When Did Fitness Start To Suck? (ROK)

In my new article on Return of Kings, I look at the state of fitness, how much suck it has, and I seek to find the point where it started to suck.

The state of fitness absolutely sucks nowadays. We all know this to be the case at even the most casual of glances around. But once you observe that such a phenomenon exists, then you have to ask why? More specifically, not only have people become less fit, but the practice of fitness itself seems to be less effective than ever. There are certainly more gyms around then you could shake a stick at, but despite the sheer ubiquity of fitness facilities, people are getting fatter than ever. Why?

While training likely existed as long as humanity has been walking on two feet—and naturally, movements such as hewing wood, hunting, and stone knapping were arduous physical labors—the first evidence of dedicated physical training as a discipline comes from the first large states/empires that arose millennia ago. Evidence of physical training and strenuous sports exist in civilizations as diverse as the Egyptians, the Persians, and the Greeks.

Naturally, the majority of these sports and trainings were done for practical purposes: namely, to train the young man for war. Remnants of this “classical” fitness can be seen in the Olympics: the running events, javelin throwing, boxing, wrestling, and discus illustrate this point.
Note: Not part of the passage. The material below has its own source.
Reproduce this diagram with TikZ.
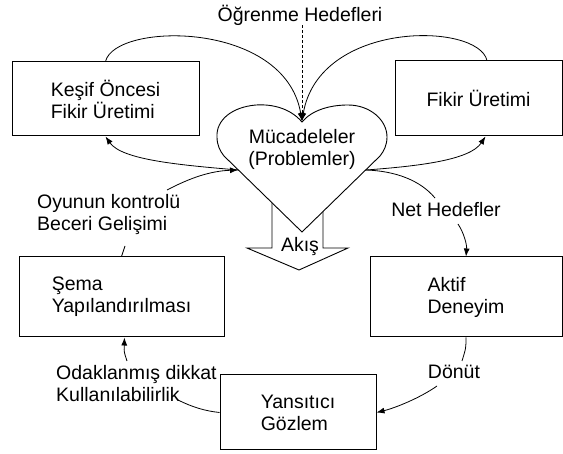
\documentclass[tikz,border=0pt]{standalone}
\usepackage{fontspec}
\setmainfont{Liberation Sans}
\usetikzlibrary{arrows.meta}
\begin{document}
\begin{tikzpicture}[x=1pt,y=-1pt,
  box/.style={draw, line width=1pt, align=left, inner sep=0pt, font=\fontsize{19.5}{22}\selectfont},
  lbl/.style={inner sep=0pt, font=\fontsize{19.5}{22}\selectfont},
  conn/.style={line width=0.8pt},
  arr/.style={conn, -{Latex[length=8pt,width=6pt]}}]
\useasboundingbox (0,0) rectangle (563,454);
% boxes
\node[box, minimum width=187pt, minimum height=74pt] (kesif) at (105.5,99) {Keşif Öncesi\\Fikir Üretimi};
\node[box, minimum width=167pt, minimum height=75pt] (fikir) at (478.5,98.5) {Fikir Üretimi};
\node[box, minimum width=205pt, minimum height=80pt] (sema) at (121.5,297) {Şema\\Yapılandırılması};
\node[box, minimum width=192pt, minimum height=80pt] (aktif) at (466,297) {Aktif\\Deneyim};
\node[box, minimum width=156pt, minimum height=75pt] (yans) at (298,412.5) {Yansıtıcı\\Gözlem};
% block arrow
\draw[line width=0.9pt, fill=white] (272,190) -- (272,248) -- (247,248) -- (299,270) -- (348,248) -- (323,248) -- (323,190) -- cycle;
\node[lbl] (akis) at (300,247) {Akış};
% heart
\draw[line width=0.9pt, fill=white] (302,122) .. controls (290,108) and (272,104) .. (256,105)
  .. controls (232,107) and (216,120) .. (217,137) .. controls (217,145) and (220,151) .. (224,156)
  -- (302,232) -- (380,156) .. controls (384,151) and (387,145) .. (387,137)
  .. controls (387,120) and (370,105) .. (348,105) .. controls (330,105) and (312,110) .. cycle;
\node[lbl, align=center] (muc) at (302,149) {Mücadeleler\\(Problemler)};
\coordinate (dip) at (302,121);
\coordinate (hl) at (238,170);
\coordinate (hr) at (366,170);
% labels
\node[lbl] (ogr) at (300,15) {Öğrenme Hedefleri};
\node[lbl, align=left, anchor=west] (oyun) at (37,214.5) {Oyunun kontrolü\\Beceri Gelişimi};
\node[lbl] (net) at (446,210) {Net Hedefler};
\node[lbl] (donut) at (454,372) {Dönüt};
\node[lbl, align=left, anchor=west] (odak) at (56,383.5) {Odaklanmış dikkat\\Kullanılabilirlik};
\coordinate (oy1) at (167,190);
\coordinate (bg) at (125,246);
\coordinate (nh1) at (435,198);
\coordinate (nh2) at (458,224);
\coordinate (dn1) at (462,361);
\coordinate (dn2) at (437,386);
\coordinate (ku1) at (178,400);
\coordinate (od1) at (127,361);
% connectors
\draw[conn, dash pattern=on 3pt off 2pt, -{Latex[length=8pt,width=6pt]}] ([xshift=2pt]ogr.south) -- (dip);
\draw[arr] (kesif.north) .. controls (115,22) and (285,20) .. (dip);
\draw[arr] ([xshift=8.5pt]fikir.north) .. controls (478,22) and (319,20) .. (dip);
\draw[arr] (hl) .. controls (180,165) and (122,160) .. (kesif.south);
\draw[arr] (oy1) .. controls (190,178) and (210,171) .. (hl);
\draw[arr] (hr) .. controls (420,166) and (470,160) .. ([xshift=7pt]fikir.south);
\draw[conn] (hr) .. controls (395,171) and (420,180) .. (nh1);
\draw[arr] (nh2) .. controls (464,233) and (467,245) .. (aktif.north);
\draw[conn] (sema.north) -- (bg);
\draw[conn] (aktif.south) .. controls (466,348) .. (dn1);
\draw[arr] (dn2) .. controls (420,398) and (395,408) .. (yans.east);
\draw[conn] (yans.west) .. controls (205,411) and (192,407) .. (ku1);
\draw[arr] (od1) .. controls (124,352) .. ([xshift=3pt]sema.south);
\end{tikzpicture}
\end{document}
…The dark ages and medieval ages, perhaps due to the Christian eschewing of the flesh, didn’t focus much on physical training—what physical training there was was largely from heavy labor and military training for the noblemen. Instead, we can skip ahead to the Renaissance and Enlightenment periods to see the rebirth of physical fitness as its own discipline.

Writers and physicians such as Cristobal Mendez and Mercurialis published some of the earliest fitness related tomes that still exist to this day—De Arte Gymnastica and El Libro por Ejercicio Corporal, the latter of these providing the featured image. Various parts of these books advocate such exercises as rope climbing, the balance beam and, you guessed it, even more calisthenics.